What needs to be done. Look at the data below and print exactly the lines from its first line through the line with "import plotly.graph_objects as go"; the pictures stay out of the copy.

^^^^^^^^

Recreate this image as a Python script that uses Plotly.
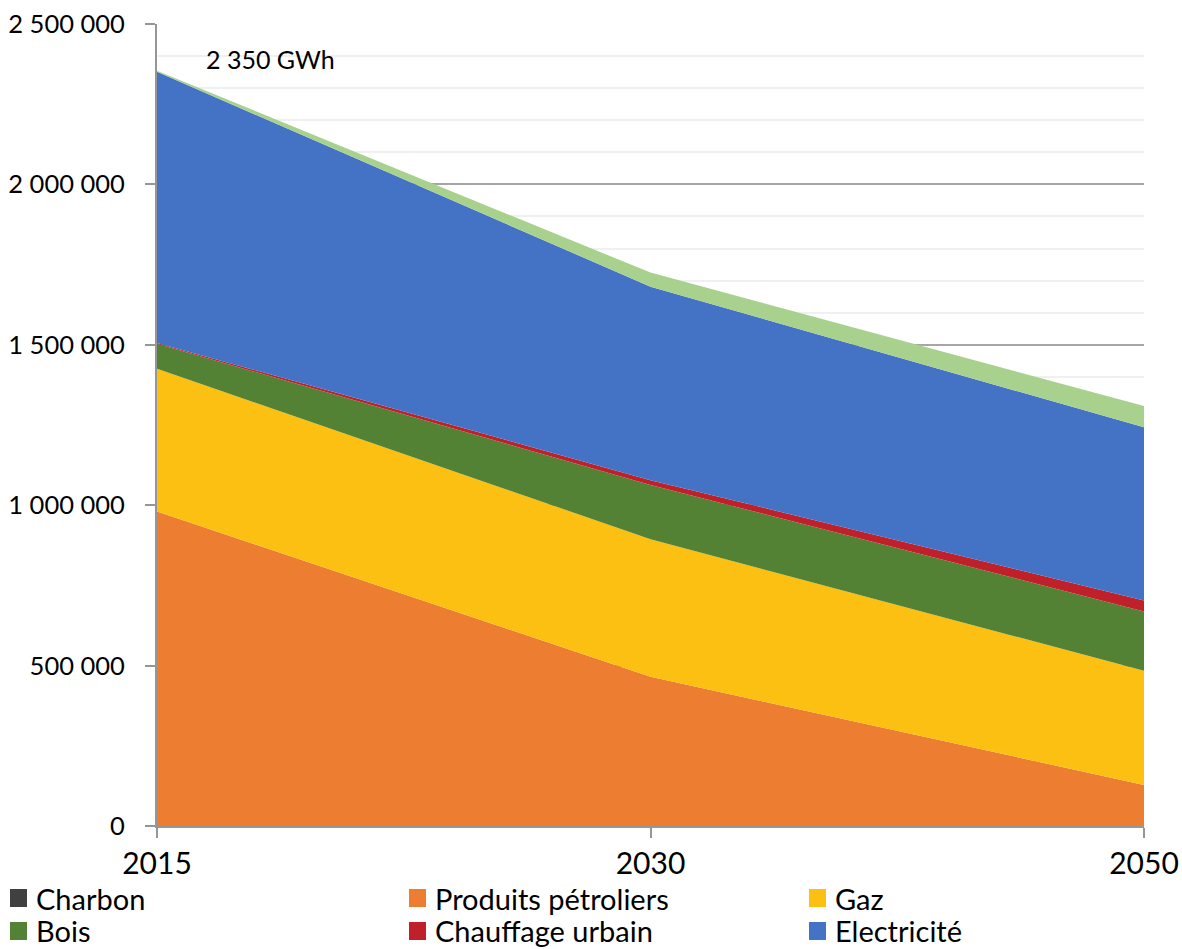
import plotly.graph_objects as go

years = ["2015", "2030", "2050"]
series_names = ["Charbon", "Produits pétroliers", "Gaz", "Bois",
                "Chauffage urbain", "Electricité", "Autres énergies renouvelables"]
charbon = [0, 0, 0]
petrole = [980000, 465000, 128000]
gaz = [445000, 429000, 356000]
bois = [78000, 169000, 185000]
chauffage = [3000, 15000, 34000]
electricite = [845000, 603000, 540000]
autres = [3000, 44000, 66000]
values = [charbon, petrole, gaz, bois, chauffage, electricite, autres]
colors = ["#404040", "#ED7D31", "#FBC012", "#548235", "#C0202A", "#4472C4", "#A9D18E"]
legend_names = series_names[:6]
annotation_text = "2 350 GWh"
y_ticks = [0, 500000, 1000000, 1500000, 2000000, 2500000]
y_labels = ["0", "500 000", "1 000 000", "1 500 000", "2 000 000", "2 500 000"]

FONT = "Lato"
W, H = 1182, 949
L, R, T, B = 157, 38, 24, 123
pw, ph = W - L - R, H - T - B


def px(x):
    return (x - L) / pw


def py(y):
    return (H - B - y) / ph


fig = go.Figure()
for name, vals, col in zip(series_names, values, colors):
    fig.add_trace(go.Scatter(
        x=years, y=vals, name=name, mode="lines", stackgroup="one",
        line=dict(width=0, color=col), fillcolor=col, showlegend=False,
        hoverinfo="name+y"))

fig.update_layout(
    width=W, height=H,
    margin=dict(l=L, r=R, t=T, b=B, pad=0),
    paper_bgcolor="white", plot_bgcolor="white",
    font=dict(family=FONT, size=26, color="#000000"),
    showlegend=False,
    xaxis=dict(type="category", range=[0, 2], showgrid=False, automargin=False,
               showline=True, linecolor="#969696", linewidth=2,
               ticks="outside", ticklen=10, tickwidth=2, tickcolor="#969696",
               tickfont=dict(family=FONT, size=30), zeroline=False),
    yaxis=dict(range=[0, 2500000], tickvals=y_ticks, ticktext=y_labels,
               automargin=False,
               showgrid=True, gridcolor="#A6A6A6", gridwidth=2,
               minor=dict(dtick=100000, showgrid=True, gridcolor="#F0F0F0", gridwidth=2),
               showline=True, linecolor="#969696", linewidth=2,
               ticks="outside", ticklen=10, tickwidth=2, tickcolor="#969696",
               tickfont=dict(family=FONT, size=25.5), zeroline=False,
               ticklabelstandoff=15),
)

fig.add_annotation(x=px(204), y=py(59), xref="paper", yref="paper",
                   text=annotation_text, showarrow=False, xanchor="left",
                   yanchor="middle", font=dict(family=FONT, size=25))

cols_x = [10, 409, 809]
rows_y = [898, 931]
for i, (name, col) in enumerate(zip(legend_names, colors[:6])):
    cx = cols_x[i % 3]
    cy = rows_y[i // 3]
    fig.add_shape(type="rect", xref="paper", yref="paper",
                  x0=px(cx), x1=px(cx + 17), y0=py(cy - 9), y1=py(cy + 9),
                  fillcolor=col, line=dict(width=0))
    fig.add_annotation(x=px(cx + 24), y=py(cy), xref="paper", yref="paper",
                       text=name, showarrow=False, xanchor="left", yanchor="middle",
                       font=dict(family=FONT, size=29))

fig.write_html("out.html")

^^^^^^^^

Task answer.
Recreate this image as a Python script that uses Plotly.
import plotly.graph_objects as go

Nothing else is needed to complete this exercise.